**Instructions for the task**
Leave out the pictures, and return only the lines running from the one that contains "Output the LaTeX" to the one that contains "(0,0) rectangle (1106,517);", both included, exactly as they appear.

════════════════

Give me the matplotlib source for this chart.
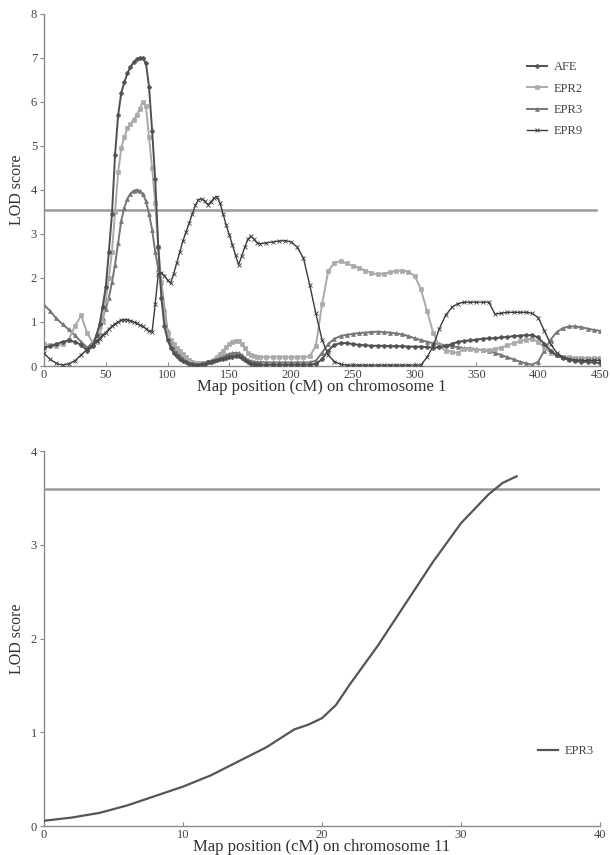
import numpy as np
import matplotlib
matplotlib.use("Agg")
import matplotlib.pyplot as plt

plt.rcParams['font.family'] = ['Liberation Serif', 'DejaVu Serif']

# ---------------- Chromosome 1 data ----------------
pos_a = [0, 5, 10, 15, 20, 25, 30, 35, 40]
pos_b = [42.5, 45, 47.5, 50, 52.5, 55, 57.5, 60, 62.5, 65, 67.5, 70, 72.5, 75, 77.5,
         80, 82.5, 85, 87.5, 90, 92.5, 95, 97.5, 100, 102.5, 105, 107.5, 110, 112.5,
         115, 117.5, 120, 122.5, 125, 127.5, 130, 132.5, 135, 137.5, 140, 142.5, 145,
         147.5, 150, 152.5, 155, 157.5, 160, 162.5, 165, 167.5, 170, 172.5]
pos_c = [175, 180, 185, 190, 195, 200, 205, 210, 215, 220, 225, 230, 235, 240, 245,
         250, 255, 260, 265, 270, 275, 280, 285, 290, 295, 300, 305, 310, 315, 320,
         325, 330, 335, 340, 345, 350, 355, 360, 365, 370, 375, 380, 385, 390, 395,
         400, 405, 410, 415, 420, 425, 430, 435, 440, 445, 450]
positions_chr1 = pos_a + pos_b + pos_c

afe = [0.42, 0.45, 0.5, 0.55, 0.58, 0.55, 0.48, 0.35, 0.45,
       0.7, 0.95, 1.35, 1.8, 2.6, 3.45, 4.8, 5.7, 6.2, 6.45,
       6.65, 6.8, 6.9, 6.97, 7.0, 7.0, 6.88, 6.35, 5.35, 4.25,
       2.7, 1.55, 0.9, 0.6, 0.42, 0.3, 0.22, 0.15, 0.11, 0.08,
       0.05, 0.04, 0.03, 0.03, 0.04, 0.05, 0.08, 0.1, 0.12, 0.14,
       0.15, 0.17, 0.18, 0.2, 0.21, 0.22, 0.22, 0.18, 0.13, 0.08,
       0.05, 0.04, 0.03,
       0.03, 0.03, 0.03, 0.03, 0.03, 0.03, 0.03, 0.03, 0.03, 0.05,
       0.15, 0.35, 0.48, 0.52, 0.52, 0.5, 0.48, 0.47, 0.46, 0.46,
       0.46, 0.45, 0.45, 0.45, 0.44, 0.44, 0.44, 0.43, 0.42, 0.43,
       0.45, 0.5, 0.55, 0.57, 0.58, 0.6, 0.62, 0.63, 0.63, 0.65,
       0.66, 0.68, 0.69, 0.7, 0.7, 0.65, 0.5, 0.35, 0.24, 0.18,
       0.14, 0.12, 0.1, 0.09, 0.08, 0.07]

epr2 = [0.5, 0.47, 0.45, 0.5, 0.6, 0.9, 1.15, 0.75, 0.5,
        0.55, 0.7, 1.0, 1.5, 2.0, 2.6, 3.5, 4.4, 4.95, 5.2,
        5.4, 5.5, 5.6, 5.7, 5.85, 6.0, 5.9, 5.2, 4.5, 3.7,
        2.7, 1.9, 1.2, 0.75, 0.6, 0.5, 0.42, 0.35, 0.27, 0.2,
        0.14, 0.1, 0.07, 0.06, 0.06, 0.06, 0.08, 0.1, 0.14, 0.2,
        0.27, 0.35, 0.43, 0.5, 0.55, 0.57, 0.56, 0.5, 0.4, 0.3,
        0.24, 0.22, 0.21,
        0.2, 0.2, 0.2, 0.2, 0.2, 0.2, 0.2, 0.2, 0.22, 0.45,
        1.4, 2.15, 2.35, 2.38, 2.33, 2.28, 2.23, 2.17, 2.12, 2.08,
        2.1, 2.13, 2.16, 2.17, 2.14, 2.05, 1.75, 1.25, 0.75, 0.45,
        0.35, 0.32, 0.3, 0.38, 0.38, 0.37, 0.36, 0.36, 0.38, 0.42,
        0.47, 0.52, 0.56, 0.6, 0.62, 0.55, 0.42, 0.3, 0.24, 0.21,
        0.2, 0.19, 0.19, 0.18, 0.18, 0.18]

epr3 = [1.39, 1.25, 1.08, 0.95, 0.83, 0.7, 0.55, 0.42, 0.55,
        0.7, 0.9, 1.1, 1.3, 1.55, 1.9, 2.3, 2.8, 3.3, 3.6,
        3.8, 3.92, 3.98, 4.0, 3.98, 3.9, 3.75, 3.45, 3.1, 2.6,
        2.2, 1.9, 1.3, 0.8, 0.55, 0.4, 0.32, 0.25, 0.2, 0.15,
        0.11, 0.08, 0.06, 0.05, 0.06, 0.07, 0.1, 0.12, 0.15, 0.17,
        0.2, 0.22, 0.25, 0.27, 0.29, 0.3, 0.29, 0.25, 0.19, 0.14,
        0.11, 0.1, 0.09,
        0.09, 0.08, 0.08, 0.08, 0.08, 0.08, 0.08, 0.08, 0.08, 0.12,
        0.3, 0.5, 0.62, 0.68, 0.71, 0.73, 0.75, 0.76, 0.77, 0.78,
        0.77, 0.76, 0.74, 0.72, 0.68, 0.63, 0.59, 0.55, 0.52, 0.5,
        0.47, 0.45, 0.43, 0.41, 0.4, 0.38, 0.36, 0.34, 0.3, 0.25,
        0.2, 0.15, 0.1, 0.06, 0.03, 0.1, 0.35, 0.6, 0.77, 0.86,
        0.9, 0.9, 0.88, 0.85, 0.82, 0.8]

epr9 = [0.29, 0.15, 0.06, 0.02, 0.05, 0.12, 0.25, 0.38, 0.5,
        0.56, 0.62, 0.7, 0.76, 0.84, 0.9, 0.96, 1.0, 1.04, 1.05,
        1.05, 1.03, 1.0, 0.97, 0.93, 0.9, 0.85, 0.8, 0.78, 1.4,
        2.1, 2.12, 2.05, 1.95, 1.88, 2.1, 2.35, 2.6, 2.85, 3.05,
        3.25, 3.45, 3.65, 3.78, 3.8, 3.75, 3.67, 3.72, 3.82, 3.85,
        3.7, 3.45, 3.2, 2.98, 2.75, 2.52, 2.3, 2.5, 2.7, 2.88,
        2.95, 2.88, 2.8,
        2.78, 2.8, 2.82, 2.84, 2.85, 2.82, 2.7, 2.45, 1.85, 1.2,
        0.6, 0.25, 0.1, 0.04, 0.02, 0.02, 0.02, 0.02, 0.02, 0.02,
        0.02, 0.02, 0.02, 0.02, 0.02, 0.02, 0.02, 0.2, 0.45, 0.85,
        1.15, 1.33, 1.42, 1.45, 1.45, 1.45, 1.45, 1.45, 1.18, 1.2,
        1.22, 1.22, 1.22, 1.22, 1.2, 1.1, 0.8, 0.5, 0.3, 0.2,
        0.16, 0.14, 0.13, 0.13, 0.13, 0.13]

threshold_chr1 = 3.55

# ---------------- Chromosome 11 data ----------------
positions_chr11 = [0, 2, 4, 6, 8, 10, 12, 14, 16, 18, 19, 20, 21, 22, 24, 26, 28, 30, 32, 33, 34]
epr3_chr11 = [0.056, 0.09, 0.14, 0.22, 0.32, 0.42, 0.54, 0.69, 0.84, 1.03, 1.08, 1.15,
              1.29, 1.51, 1.92, 2.37, 2.82, 3.23, 3.54, 3.66, 3.73]
threshold_chr11 = 3.6

fig = plt.figure(figsize=(6.1, 8.55), dpi=100)

axis_gray = '#8a8a8a'
text_gray = '#444444'


def style_axes(ax):
    for s in ['top', 'right']:
        ax.spines[s].set_visible(False)
    for s in ['left', 'bottom']:
        ax.spines[s].set_color(axis_gray)
        ax.spines[s].set_linewidth(1.0)
    ax.tick_params(axis='both', colors=axis_gray, labelcolor=text_gray,
                   labelsize=9, length=3, width=0.8)
    ax.tick_params(axis='x', direction='in', pad=2)
    ax.tick_params(axis='y', direction='out', pad=2)


# ---------- Top panel ----------
ax1 = fig.add_axes([44 / 610, 1 - 366 / 855, 556 / 610, 352 / 855])
ax1.plot(positions_chr1, epr9, color='#3c3c3c', lw=1.0, marker='x', ms=2.5, mew=0.6, label='EPR9', zorder=3)
ax1.plot(positions_chr1, epr3, color='#777777', lw=1.4, marker='^', ms=2.8, mew=0.5, label='EPR3', zorder=2)
ax1.plot(positions_chr1, epr2, color='#aaaaaa', lw=1.4, marker='s', ms=2.6, mew=0.5, label='EPR2', zorder=2)
ax1.plot(positions_chr1, afe, color='#505050', lw=1.4, marker='P', ms=3.0, mew=0.4, label='AFE', zorder=4)
ax1.plot([0, 447], [threshold_chr1, threshold_chr1], color='#9a9a9a', lw=1.8, zorder=1)
ax1.set_xlim(0, 450)
ax1.set_ylim(0, 8)
ax1.set_xticks(range(0, 451, 50))
ax1.set_yticks(range(0, 9))
style_axes(ax1)
ax1.set_xlabel('Map position (cM) on chromosome 1', fontsize=12, color='#333333', labelpad=-1)
ax1.set_ylabel('LOD score', fontsize=11.5, color='#333333', labelpad=4)
h, l = ax1.get_legend_handles_labels()
order = [3, 2, 1, 0]
leg1 = ax1.legend([h[i] for i in order], [l[i] for i in order], loc='upper left',
                  bbox_to_anchor=(0.86, 0.88), frameon=False, fontsize=9,
                  handlelength=1.6, labelspacing=0.75, handletextpad=0.5,
                  borderaxespad=0)
for t in leg1.get_texts():
    t.set_color('#444444')

# ---------- Bottom panel ----------
ax2 = fig.add_axes([44 / 610, 1 - 826 / 855, 556 / 610, 375 / 855])
ax2.plot(positions_chr11, epr3_chr11, color='#555555', lw=1.6, label='EPR3', zorder=3)
ax2.plot([0, 40], [threshold_chr11, threshold_chr11], color='#9a9a9a', lw=1.8, zorder=1)
ax2.set_xlim(0, 40)
ax2.set_ylim(0, 4)
ax2.set_xticks(range(0, 41, 10))
ax2.set_yticks(range(0, 5))
style_axes(ax2)
ax2.set_xlabel('Map position (cM) on chromosome 11', fontsize=12, color='#333333', labelpad=-1)
ax2.set_ylabel('LOD score', fontsize=11.5, color='#333333', labelpad=4)
leg2 = ax2.legend(loc='center left', bbox_to_anchor=(0.88, 0.2), frameon=False,
                  fontsize=9, handlelength=1.6, handletextpad=0.5, borderaxespad=0)
for t in leg2.get_texts():
    t.set_color('#444444')

fig.savefig('out.png', dpi=100)
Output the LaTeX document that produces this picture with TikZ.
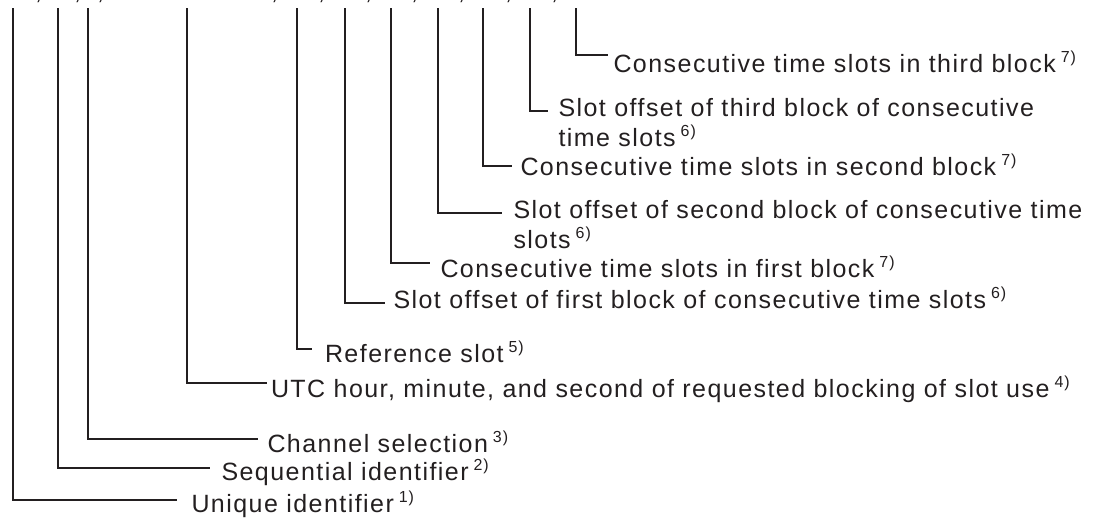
\documentclass[tikz,border=0pt]{standalone}
\usepackage{fontspec}
\setmainfont{Liberation Sans}[LetterSpace=5.8]
\definecolor{ink}{RGB}{35,31,32}
\newcommand\supnum[1]{\hspace{5pt}\raisebox{10pt}{\fontsize{16}{16}\selectfont #1)}}
\begin{document}
\begin{tikzpicture}[x=1pt,y=-1pt,
  conn/.style={draw=ink,line width=1.1pt},
  lbl/.style={anchor=base west,inner sep=0pt,outer sep=0pt,text=ink,font=\fontsize{25}{30}\selectfont},
  commamark/.style={anchor=base west,inner sep=0pt,outer sep=0pt,text=ink,font=\fontsize{25}{30}\selectfont}]
\useasboundingbox (0,0) rectangle (1106,517);

% cropped header line (only comma tails visible)
\begin{scope}
\clip (0,0) rectangle (1106,8);
\node[commamark] (k1) at (35,-0.5) {,};
\node[commamark] (k2) at (74,-0.5) {,};
\node[commamark] (k3) at (97,-0.5) {,};
\node[commamark] (k4) at (271,-0.5) {,};
\node[commamark] (k5) at (318,-0.5) {,};
\node[commamark] (k6) at (365,-0.5) {,};
\node[commamark] (k7) at (411,-0.5) {,};
\node[commamark] (k8) at (458,-0.5) {,};
\node[commamark] (k9) at (505,-0.5) {,};
\node[commamark] (k10) at (551,-0.5) {,};
\end{scope}

% tops of the field markers
\coordinate (tU) at (13,8);
\coordinate (tSq) at (58,8);
\coordinate (tCh) at (88,8);
\coordinate (tUTC) at (187,8);
\coordinate (tRef) at (297,8);
\coordinate (tS1) at (345,8);
\coordinate (tC1) at (391,8);
\coordinate (tS2) at (438,8);
\coordinate (tC2) at (483,8);
\coordinate (tS3) at (530,8);
\coordinate (tC3) at (576,8);

% labels
\node[lbl] (nU) at (191.5,512) {Unique identifier\supnum{1}};
\node[lbl] (nSq) at (221.5,480) {Sequential identifier\supnum{2}};
\node[lbl] (nCh) at (267.5,452) {Channel selection\supnum{3}};
\node[lbl] (nUTC) at (271,397) {UTC hour, minute, and second of requested blocking of slot use\supnum{4}};
\node[lbl] (nRef) at (325,362) {Reference slot\supnum{5}};
\node[lbl] (nS1) at (393.5,308) {Slot offset of first block of consecutive time slots\supnum{6}};
\node[lbl] (nC1) at (440.5,277) {Consecutive time slots in first block\supnum{7}};
\node[lbl] (nS2) at (513.5,218) {\vtop{\baselineskip=30pt\hbox{Slot offset of second block of consecutive time}\hbox{slots\supnum{6}}}};
\node[lbl] (nC2) at (520.5,175) {Consecutive time slots in second block\supnum{7}};
\node[lbl] (nS3) at (558.5,116) {\vtop{\baselineskip=30pt\hbox{Slot offset of third block of consecutive}\hbox{time slots\supnum{6}}}};
\node[lbl] (nC3) at (613.5,72) {Consecutive time slots in third block\supnum{7}};

% connectors
\draw[conn] (tU) |- ([xshift=-14.5pt,yshift=12pt]nU.base west);
\draw[conn] (tSq) |- ([xshift=-11.5pt,yshift=12pt]nSq.base west);
\draw[conn] (tCh) |- ([xshift=-9.5pt,yshift=13pt]nCh.base west);
\draw[conn] (tUTC) |- ([xshift=-4pt,yshift=14pt]nUTC.base west);
\draw[conn] (tRef) |- ([xshift=-13pt,yshift=13pt]nRef.base west);
\draw[conn] (tS1) |- ([xshift=-8.5pt,yshift=5pt]nS1.base west);
\draw[conn] (tC1) |- ([xshift=-10.5pt,yshift=14pt]nC1.base west);
\draw[conn] (tS2) |- ([xshift=-11.5pt,yshift=5pt]nS2.base west);
\draw[conn] (tC2) |- ([xshift=-8.5pt,yshift=9pt]nC2.base west);
\draw[conn] (tS3) |- ([xshift=-10.5pt,yshift=5pt]nS3.base west);
\draw[conn] (tC3) |- ([xshift=-5.5pt,yshift=17pt]nC3.base west);
\end{tikzpicture}
\end{document}
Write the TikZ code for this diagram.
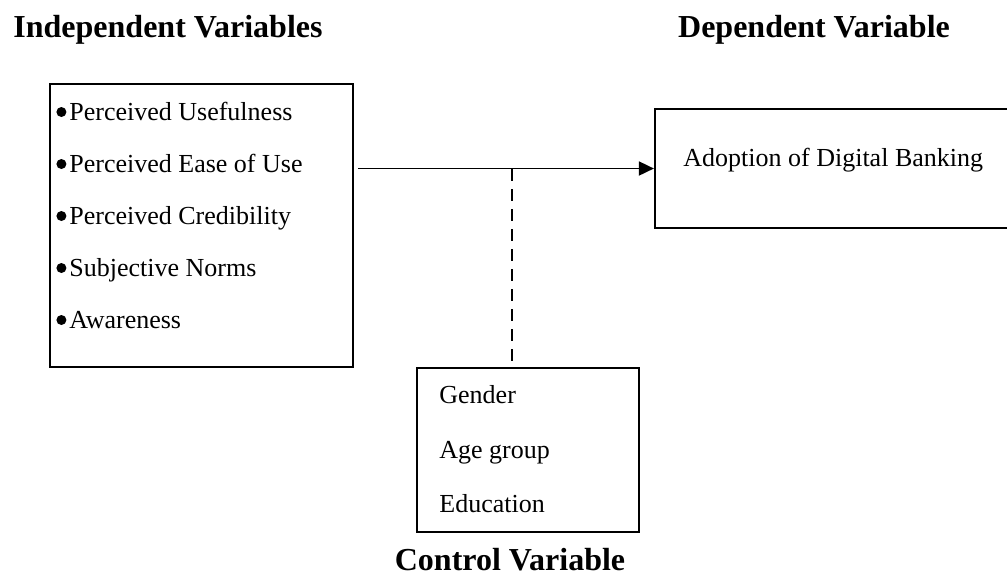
\documentclass[tikz,border=0pt]{standalone}
\usepackage{fontspec}
\setmainfont{Liberation Serif}
\usetikzlibrary{positioning,arrows.meta}
\newcommand{\dotmark}{\raisebox{1.5pt}{\tikz\fill[black] (0,0) circle (2.5pt);}\hspace{1.5pt}}
\tikzset{
  every node/.style={font=\fontsize{13}{15}\selectfont, inner sep=0pt},
  heading/.style={font=\fontsize{16}{19}\selectfont\bfseries, anchor=base},
  item/.style={anchor=base west},
  varbox/.style={draw=black, line width=1.1pt, fill=none},
  arrow/.style={-{Triangle[length=7.5pt,width=7pt]}, line width=0.9pt, draw=black},
  dashline/.style={line width=1.1pt, dash pattern=on 6pt off 4pt},
}

\begin{document}
\begin{tikzpicture}[x=0.5pt, y=-0.5pt]
  \useasboundingbox (0,0) rectangle (1007,575);
  \clip (0,0) rectangle (1007,575);
  % headings
  \node[heading] (ivtitle) at (168,37) {Independent Variables};
  \node[heading] (dvtitle) at (814,37) {Dependent Variable};
  \node[heading] (cvtitle) at (510,570) {Control Variable};
  % independent variables
  \node[varbox, minimum width=151.5pt, minimum height=141.5pt] (iv) at (201.5,225.5) {};
  \node[item] (pu) at (56,120) {\dotmark Perceived Usefulness};
  \node[item] (peou) at (56,172) {\dotmark Perceived Ease of Use};
  \node[item] (pc) at (56,224) {\dotmark Perceived Credibility};
  \node[item] (sn) at (56,276) {\dotmark Subjective Norms};
  \node[item] (aw) at (56,328) {\dotmark Awareness};
  % dependent variable
  \node[varbox, minimum width=185pt, minimum height=59.5pt] (dv) at (840,168.5) {};
  \node[item] (adopt) at (683,166) {Adoption of Digital Banking};
  % control variables
  \node[varbox, minimum width=111pt, minimum height=82pt] (cv) at (528,450) {};
  \node[item] (gender) at (439,403) {Gender};
  \node[item] (age) at (439,458) {Age group};
  \node[item] (edu) at (439,512) {Education};
  % connectors
  \draw[arrow] ([xshift=2pt]iv.east |- dv.west) -- (dv.west);
  \coordinate (mod) at (512,169);
  \draw[dashline] (mod) -- (mod |- cv.north);
\end{tikzpicture}
\end{document}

════════════════

**Output for this task**
Output the LaTeX document that produces this picture with TikZ.
\documentclass[tikz,border=0pt]{standalone}
\usepackage{fontspec}
\setmainfont{Liberation Sans}[LetterSpace=5.8]
\definecolor{ink}{RGB}{35,31,32}
\newcommand\supnum[1]{\hspace{5pt}\raisebox{10pt}{\fontsize{16}{16}\selectfont #1)}}
\begin{document}
\begin{tikzpicture}[x=1pt,y=-1pt,
  conn/.style={draw=ink,line width=1.1pt},
  lbl/.style={anchor=base west,inner sep=0pt,outer sep=0pt,text=ink,font=\fontsize{25}{30}\selectfont},
  commamark/.style={anchor=base west,inner sep=0pt,outer sep=0pt,text=ink,font=\fontsize{25}{30}\selectfont}]
\useasboundingbox (0,0) rectangle (1106,517);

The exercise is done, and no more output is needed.